The member or the person duly designated shall approve promptly in writing each discretionary order entered and shall review all discretionary accounts at frequent intervals in order to detect and prevent transactions which are excessive in size or frequency in view of the financial resources and character of the account.

(d) Exceptions

This Rule shall not apply to:

(1) discretion as to the price at which or the time when an order given by a customer for the purchase or sale of a definite amount of a specified security shall be executed, except that the authority to exercise time and price discretion will be considered to be in effect only until the end of the business day on which the customer granted such discretion, absent a specific, written contrary indication signed and dated by the customer. This limitation shall not apply to time and price discretion exercised in an institutional account, as defined in Rule 3110(c)(4), pursuant to valid Good-Till-Cancelled instructions issued on a "not-held" basis. Any exercise of time and price discretion must be reflected on the order ticket;

(2) bulk exchanges at net asset value of money market mutual funds ("funds") utilizing negative response letters provided:

(A) The bulk exchange is limited to situations involving mergers and acquisitions of funds, changes of clearing members and exchanges of funds used in sweep accounts;

(B) The negative response letter contains a tabular comparison of the nature and amount of the fees charged by each fund;

(C) The negative response letter contains a comparative description of the investment objectives of each fund and a prospectus of the fund to be purchased; and

(D) The negative response feature will not be activated until at least 30 days after the date on which the letter was mailed.


Under previous iterations of the NASD Suitability Rule there was no intra-day limit on Time and Price discretion ("T&P"), which explains why industry veterans often mistakenly believe that they can still use T&P the next day(s) rather than within the same trade date, as is now promulgated under NASD Rule 2510(d)(1). Speaking of the old days, why is this still an "NASD" rule and not updated to a FINRA rule?  FINRA was formed in 2007. Does it really take over a decade to transition from the old NASD rulebook to the superseding FINRA one?


The AWC alleges that Stevens exercised T&P without written authority in violation of NASD Rule 2510 and FINRA Rule 2010' and that he entered a trade order using another registered representative's log-on credentials, thereby causing Edward Jones's books and records to be inaccurate in violation of FINRA Rules 4511 and 2010.
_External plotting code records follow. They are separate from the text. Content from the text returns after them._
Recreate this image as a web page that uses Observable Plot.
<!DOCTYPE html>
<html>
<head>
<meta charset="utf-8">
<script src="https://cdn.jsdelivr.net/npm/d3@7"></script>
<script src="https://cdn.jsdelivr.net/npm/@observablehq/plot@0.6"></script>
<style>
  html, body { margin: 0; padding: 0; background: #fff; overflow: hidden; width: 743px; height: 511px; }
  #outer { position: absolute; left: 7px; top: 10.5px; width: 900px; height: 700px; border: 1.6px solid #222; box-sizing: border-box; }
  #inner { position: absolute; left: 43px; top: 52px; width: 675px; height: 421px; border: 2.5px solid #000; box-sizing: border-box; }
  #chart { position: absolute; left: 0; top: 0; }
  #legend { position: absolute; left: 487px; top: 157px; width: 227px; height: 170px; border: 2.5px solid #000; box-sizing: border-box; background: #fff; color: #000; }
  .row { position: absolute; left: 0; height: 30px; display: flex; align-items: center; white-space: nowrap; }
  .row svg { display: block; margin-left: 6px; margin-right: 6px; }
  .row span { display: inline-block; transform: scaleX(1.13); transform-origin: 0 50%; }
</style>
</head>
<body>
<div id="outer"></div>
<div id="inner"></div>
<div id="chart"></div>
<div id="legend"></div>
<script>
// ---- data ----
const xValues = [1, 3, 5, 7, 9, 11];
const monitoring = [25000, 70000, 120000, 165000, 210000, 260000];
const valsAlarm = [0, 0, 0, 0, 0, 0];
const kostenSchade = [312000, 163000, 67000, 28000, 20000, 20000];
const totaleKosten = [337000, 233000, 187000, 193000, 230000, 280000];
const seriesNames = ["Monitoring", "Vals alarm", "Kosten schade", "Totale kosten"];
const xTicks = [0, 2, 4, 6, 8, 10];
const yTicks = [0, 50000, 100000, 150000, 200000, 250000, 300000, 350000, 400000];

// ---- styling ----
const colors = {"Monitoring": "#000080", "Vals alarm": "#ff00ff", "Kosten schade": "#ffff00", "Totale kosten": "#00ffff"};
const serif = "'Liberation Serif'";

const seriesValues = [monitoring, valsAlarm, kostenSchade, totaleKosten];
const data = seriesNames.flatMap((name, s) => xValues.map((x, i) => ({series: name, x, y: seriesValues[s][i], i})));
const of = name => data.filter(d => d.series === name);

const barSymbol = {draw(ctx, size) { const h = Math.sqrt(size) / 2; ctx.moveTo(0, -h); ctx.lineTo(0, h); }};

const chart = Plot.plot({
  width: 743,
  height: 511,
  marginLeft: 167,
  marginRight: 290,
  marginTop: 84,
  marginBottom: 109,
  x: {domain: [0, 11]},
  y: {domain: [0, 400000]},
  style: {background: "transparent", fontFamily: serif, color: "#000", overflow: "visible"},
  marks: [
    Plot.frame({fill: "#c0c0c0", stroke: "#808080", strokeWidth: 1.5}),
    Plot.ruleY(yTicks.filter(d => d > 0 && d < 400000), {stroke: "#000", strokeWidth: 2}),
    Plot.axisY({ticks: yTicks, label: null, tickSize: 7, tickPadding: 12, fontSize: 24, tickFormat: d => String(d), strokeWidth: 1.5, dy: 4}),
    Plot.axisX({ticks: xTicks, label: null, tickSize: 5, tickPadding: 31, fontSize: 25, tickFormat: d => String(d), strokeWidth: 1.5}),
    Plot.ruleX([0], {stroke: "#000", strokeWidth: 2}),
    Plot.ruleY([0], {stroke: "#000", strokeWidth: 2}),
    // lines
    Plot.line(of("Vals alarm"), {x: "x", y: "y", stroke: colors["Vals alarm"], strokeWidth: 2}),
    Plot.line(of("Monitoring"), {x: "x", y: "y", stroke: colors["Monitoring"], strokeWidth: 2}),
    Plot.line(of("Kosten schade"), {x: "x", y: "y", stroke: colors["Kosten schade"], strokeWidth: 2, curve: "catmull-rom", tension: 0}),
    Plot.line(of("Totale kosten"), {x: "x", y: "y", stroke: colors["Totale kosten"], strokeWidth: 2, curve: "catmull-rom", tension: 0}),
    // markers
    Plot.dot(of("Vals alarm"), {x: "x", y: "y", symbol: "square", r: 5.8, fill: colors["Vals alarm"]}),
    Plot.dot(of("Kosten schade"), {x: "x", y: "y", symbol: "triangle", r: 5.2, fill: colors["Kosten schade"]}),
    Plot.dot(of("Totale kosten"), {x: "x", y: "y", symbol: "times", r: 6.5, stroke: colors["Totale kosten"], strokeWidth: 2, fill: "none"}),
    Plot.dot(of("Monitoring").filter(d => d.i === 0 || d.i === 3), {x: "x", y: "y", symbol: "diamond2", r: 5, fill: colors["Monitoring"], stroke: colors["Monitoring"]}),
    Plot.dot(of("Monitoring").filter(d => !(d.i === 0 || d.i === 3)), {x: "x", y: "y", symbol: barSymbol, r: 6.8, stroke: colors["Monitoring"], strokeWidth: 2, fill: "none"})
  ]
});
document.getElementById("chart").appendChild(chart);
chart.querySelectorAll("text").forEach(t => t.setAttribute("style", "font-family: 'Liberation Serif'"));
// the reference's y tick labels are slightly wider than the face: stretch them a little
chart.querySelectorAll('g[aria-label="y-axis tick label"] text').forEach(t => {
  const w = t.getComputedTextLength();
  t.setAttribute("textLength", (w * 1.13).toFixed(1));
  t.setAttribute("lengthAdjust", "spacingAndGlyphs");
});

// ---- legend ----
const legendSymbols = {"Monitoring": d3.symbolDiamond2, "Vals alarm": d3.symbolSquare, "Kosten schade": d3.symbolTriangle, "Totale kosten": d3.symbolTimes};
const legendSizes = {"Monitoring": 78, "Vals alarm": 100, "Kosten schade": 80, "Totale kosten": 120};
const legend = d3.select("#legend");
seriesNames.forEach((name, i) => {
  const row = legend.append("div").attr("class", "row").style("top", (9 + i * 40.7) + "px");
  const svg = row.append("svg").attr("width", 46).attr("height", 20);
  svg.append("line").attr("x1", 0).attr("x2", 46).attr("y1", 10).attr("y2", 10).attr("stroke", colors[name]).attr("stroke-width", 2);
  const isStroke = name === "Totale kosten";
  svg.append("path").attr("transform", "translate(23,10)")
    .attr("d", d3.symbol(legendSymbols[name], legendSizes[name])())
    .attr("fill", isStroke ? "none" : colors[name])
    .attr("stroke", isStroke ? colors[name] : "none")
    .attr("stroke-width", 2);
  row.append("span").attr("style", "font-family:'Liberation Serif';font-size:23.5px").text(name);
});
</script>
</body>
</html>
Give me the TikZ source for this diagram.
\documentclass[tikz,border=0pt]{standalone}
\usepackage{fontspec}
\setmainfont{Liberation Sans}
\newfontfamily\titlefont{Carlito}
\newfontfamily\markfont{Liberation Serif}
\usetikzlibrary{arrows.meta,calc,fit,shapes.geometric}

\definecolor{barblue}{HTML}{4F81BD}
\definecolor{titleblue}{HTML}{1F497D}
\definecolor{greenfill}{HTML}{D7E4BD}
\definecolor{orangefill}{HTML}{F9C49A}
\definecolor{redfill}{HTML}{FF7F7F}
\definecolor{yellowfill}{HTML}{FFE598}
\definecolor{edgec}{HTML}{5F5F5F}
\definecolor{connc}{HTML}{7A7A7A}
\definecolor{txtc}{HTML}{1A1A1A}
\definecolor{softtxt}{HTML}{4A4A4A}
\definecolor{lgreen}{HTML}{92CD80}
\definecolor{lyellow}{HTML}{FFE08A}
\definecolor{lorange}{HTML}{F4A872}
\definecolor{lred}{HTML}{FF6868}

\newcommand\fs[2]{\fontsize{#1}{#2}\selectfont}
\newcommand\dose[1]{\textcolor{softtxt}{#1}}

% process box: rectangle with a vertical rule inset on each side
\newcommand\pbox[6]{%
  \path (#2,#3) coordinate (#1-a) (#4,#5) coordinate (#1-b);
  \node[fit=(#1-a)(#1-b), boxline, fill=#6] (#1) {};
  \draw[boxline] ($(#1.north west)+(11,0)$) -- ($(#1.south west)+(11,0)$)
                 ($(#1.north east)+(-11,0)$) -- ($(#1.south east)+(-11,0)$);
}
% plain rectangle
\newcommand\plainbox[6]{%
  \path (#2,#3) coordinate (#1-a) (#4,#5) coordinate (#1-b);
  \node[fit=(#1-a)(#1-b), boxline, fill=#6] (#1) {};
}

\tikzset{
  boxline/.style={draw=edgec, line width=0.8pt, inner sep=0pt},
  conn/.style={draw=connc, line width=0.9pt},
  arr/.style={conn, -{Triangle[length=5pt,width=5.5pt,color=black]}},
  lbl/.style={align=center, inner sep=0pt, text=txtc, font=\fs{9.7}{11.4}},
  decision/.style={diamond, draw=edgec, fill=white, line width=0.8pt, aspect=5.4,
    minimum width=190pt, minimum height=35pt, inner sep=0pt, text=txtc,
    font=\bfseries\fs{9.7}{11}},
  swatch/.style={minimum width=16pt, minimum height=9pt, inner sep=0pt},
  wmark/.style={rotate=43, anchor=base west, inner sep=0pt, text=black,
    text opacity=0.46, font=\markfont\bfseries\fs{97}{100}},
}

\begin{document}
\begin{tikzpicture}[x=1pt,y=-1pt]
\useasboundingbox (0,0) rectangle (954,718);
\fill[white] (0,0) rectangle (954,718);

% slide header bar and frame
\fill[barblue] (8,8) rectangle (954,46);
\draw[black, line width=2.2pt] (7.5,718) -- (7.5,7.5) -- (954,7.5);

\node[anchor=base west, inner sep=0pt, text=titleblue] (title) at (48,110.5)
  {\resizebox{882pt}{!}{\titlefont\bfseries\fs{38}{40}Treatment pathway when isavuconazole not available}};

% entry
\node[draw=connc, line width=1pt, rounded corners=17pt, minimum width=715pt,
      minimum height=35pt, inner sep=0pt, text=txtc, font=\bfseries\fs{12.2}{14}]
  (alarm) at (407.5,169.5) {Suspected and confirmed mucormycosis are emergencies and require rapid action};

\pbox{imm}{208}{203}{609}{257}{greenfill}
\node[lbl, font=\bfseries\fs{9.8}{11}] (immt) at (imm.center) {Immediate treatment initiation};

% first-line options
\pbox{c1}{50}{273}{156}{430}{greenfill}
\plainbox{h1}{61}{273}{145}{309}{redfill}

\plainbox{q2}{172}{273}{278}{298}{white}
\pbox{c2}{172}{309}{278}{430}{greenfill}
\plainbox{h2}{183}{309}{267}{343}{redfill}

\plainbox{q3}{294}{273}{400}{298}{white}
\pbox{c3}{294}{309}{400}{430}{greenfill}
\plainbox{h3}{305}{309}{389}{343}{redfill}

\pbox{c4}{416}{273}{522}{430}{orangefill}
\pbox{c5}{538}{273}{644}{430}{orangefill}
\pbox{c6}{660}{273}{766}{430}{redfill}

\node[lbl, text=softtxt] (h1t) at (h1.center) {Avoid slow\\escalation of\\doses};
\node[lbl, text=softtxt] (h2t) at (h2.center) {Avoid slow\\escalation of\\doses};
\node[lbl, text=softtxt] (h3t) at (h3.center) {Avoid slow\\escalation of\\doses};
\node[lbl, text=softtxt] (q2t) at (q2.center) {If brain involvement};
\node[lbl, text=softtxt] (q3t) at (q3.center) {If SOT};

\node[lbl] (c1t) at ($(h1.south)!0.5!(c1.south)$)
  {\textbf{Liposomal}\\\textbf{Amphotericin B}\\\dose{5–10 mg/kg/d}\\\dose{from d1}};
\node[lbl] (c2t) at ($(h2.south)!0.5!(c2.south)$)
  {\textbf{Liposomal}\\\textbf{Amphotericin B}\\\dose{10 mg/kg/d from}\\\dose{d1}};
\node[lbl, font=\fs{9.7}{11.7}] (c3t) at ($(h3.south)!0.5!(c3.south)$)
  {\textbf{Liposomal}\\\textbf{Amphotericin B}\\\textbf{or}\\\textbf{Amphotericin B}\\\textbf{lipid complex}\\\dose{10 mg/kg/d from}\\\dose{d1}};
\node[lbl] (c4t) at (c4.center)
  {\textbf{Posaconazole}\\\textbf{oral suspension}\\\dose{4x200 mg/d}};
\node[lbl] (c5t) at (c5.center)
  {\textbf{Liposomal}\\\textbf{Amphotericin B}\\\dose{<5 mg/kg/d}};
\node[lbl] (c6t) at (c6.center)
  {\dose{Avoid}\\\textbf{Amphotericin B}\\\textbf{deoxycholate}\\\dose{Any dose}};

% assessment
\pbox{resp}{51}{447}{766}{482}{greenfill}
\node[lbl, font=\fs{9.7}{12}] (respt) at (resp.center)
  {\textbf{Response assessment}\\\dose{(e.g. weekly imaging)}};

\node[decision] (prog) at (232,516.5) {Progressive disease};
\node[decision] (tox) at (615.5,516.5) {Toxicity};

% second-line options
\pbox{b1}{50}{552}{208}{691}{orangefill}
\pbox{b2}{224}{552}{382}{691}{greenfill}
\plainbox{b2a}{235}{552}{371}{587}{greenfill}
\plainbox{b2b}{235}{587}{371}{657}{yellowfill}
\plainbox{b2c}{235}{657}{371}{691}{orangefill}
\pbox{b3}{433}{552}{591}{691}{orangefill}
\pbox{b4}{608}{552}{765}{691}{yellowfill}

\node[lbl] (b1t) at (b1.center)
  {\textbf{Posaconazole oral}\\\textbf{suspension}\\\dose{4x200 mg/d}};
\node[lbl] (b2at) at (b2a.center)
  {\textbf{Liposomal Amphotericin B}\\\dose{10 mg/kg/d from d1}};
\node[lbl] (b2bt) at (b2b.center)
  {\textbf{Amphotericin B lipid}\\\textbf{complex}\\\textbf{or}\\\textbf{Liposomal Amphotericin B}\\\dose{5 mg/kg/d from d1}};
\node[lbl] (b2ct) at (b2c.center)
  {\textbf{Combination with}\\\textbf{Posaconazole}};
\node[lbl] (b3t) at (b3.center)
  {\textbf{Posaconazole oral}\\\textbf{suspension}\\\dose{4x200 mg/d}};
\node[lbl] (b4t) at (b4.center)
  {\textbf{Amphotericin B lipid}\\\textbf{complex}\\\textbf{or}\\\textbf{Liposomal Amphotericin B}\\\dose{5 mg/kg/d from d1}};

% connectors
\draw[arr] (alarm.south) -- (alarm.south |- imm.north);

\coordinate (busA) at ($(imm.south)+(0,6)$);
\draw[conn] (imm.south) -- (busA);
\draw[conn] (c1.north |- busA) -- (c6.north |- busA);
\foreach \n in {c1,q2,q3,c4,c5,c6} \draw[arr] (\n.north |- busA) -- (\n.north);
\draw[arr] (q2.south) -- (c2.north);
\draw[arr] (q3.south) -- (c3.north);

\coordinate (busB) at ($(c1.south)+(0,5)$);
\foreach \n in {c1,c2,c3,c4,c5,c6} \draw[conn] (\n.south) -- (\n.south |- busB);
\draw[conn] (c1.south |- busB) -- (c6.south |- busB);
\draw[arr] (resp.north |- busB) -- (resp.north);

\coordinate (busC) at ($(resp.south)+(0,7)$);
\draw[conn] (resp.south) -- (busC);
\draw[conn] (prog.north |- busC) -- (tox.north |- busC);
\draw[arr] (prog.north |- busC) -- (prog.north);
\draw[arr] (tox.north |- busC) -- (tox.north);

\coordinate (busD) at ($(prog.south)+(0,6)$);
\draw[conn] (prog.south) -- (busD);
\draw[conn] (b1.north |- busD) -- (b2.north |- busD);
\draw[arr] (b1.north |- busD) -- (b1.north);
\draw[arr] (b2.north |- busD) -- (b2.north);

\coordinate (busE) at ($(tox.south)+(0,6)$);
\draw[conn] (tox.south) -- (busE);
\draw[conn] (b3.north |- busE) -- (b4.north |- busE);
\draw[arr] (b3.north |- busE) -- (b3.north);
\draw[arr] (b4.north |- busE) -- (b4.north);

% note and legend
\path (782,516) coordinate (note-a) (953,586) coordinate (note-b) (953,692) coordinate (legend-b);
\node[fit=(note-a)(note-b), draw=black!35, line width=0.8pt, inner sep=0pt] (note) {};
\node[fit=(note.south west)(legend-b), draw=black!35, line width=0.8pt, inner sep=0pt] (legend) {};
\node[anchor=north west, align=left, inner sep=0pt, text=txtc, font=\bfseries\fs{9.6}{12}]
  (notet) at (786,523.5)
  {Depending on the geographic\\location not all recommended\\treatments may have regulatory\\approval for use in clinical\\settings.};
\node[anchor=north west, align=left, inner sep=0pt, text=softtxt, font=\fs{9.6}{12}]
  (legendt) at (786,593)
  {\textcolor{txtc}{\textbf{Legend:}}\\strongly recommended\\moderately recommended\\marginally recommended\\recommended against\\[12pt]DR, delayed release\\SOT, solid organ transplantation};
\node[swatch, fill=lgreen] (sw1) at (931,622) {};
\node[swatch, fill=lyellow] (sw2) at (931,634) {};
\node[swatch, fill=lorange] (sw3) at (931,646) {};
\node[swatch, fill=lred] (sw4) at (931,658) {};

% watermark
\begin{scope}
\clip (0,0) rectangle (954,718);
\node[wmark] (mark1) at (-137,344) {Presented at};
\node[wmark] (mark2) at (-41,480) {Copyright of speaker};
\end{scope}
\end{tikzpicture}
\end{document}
In accordance with the terms of the AWC, FINRA imposed upon Stevens a $5,000 fine and a 10-business-day suspension in all capacities.

Bill Singer's Comment

I mean, seriously? As a 35-year industry veteran and former Series 7/63, I certainly understand not only how the above events transpired but I also know that it is unlikely that Stevens and/or Representative A engaged in any intentional fraud for the purpose of deceiving the customer. Were there violations of Edward Jones policies? Yes. Were there violations of FINRA rules? Yes. I'm not going to defend the cited conduct and I'm not going to pretend that both individuals exercised good judgment. On the other hand, just what the hell took place here that necessitated a $5,000 fine -- and let's also not pretend that such a fine is chump change for an individual rep. Similarly, why did Stevens need a 10-business-day sit down?  If I take the AWC at face value -- which is all that I can do -- then FINRA has not made a case that persuades me that Stevens needed to be fined and suspended. Seems to me a Letter of Caution may have been acceptable given the allegations and underlying facts.

You may feel differently. That's fine and I respect our disagreement. I'm just letting you know that the succession-plan-shared-accounts-transitioning-to-sole-accounts presents a situation that does not suggest that any improper intentions were at work here. My instincts suggest that this was more likely a case where a veteran rep was trying to keep an eye on things in order to facilitate the migration of his business. None of which excuses the cited conduct but all of which provides "context" that puts things in a somewhat different light.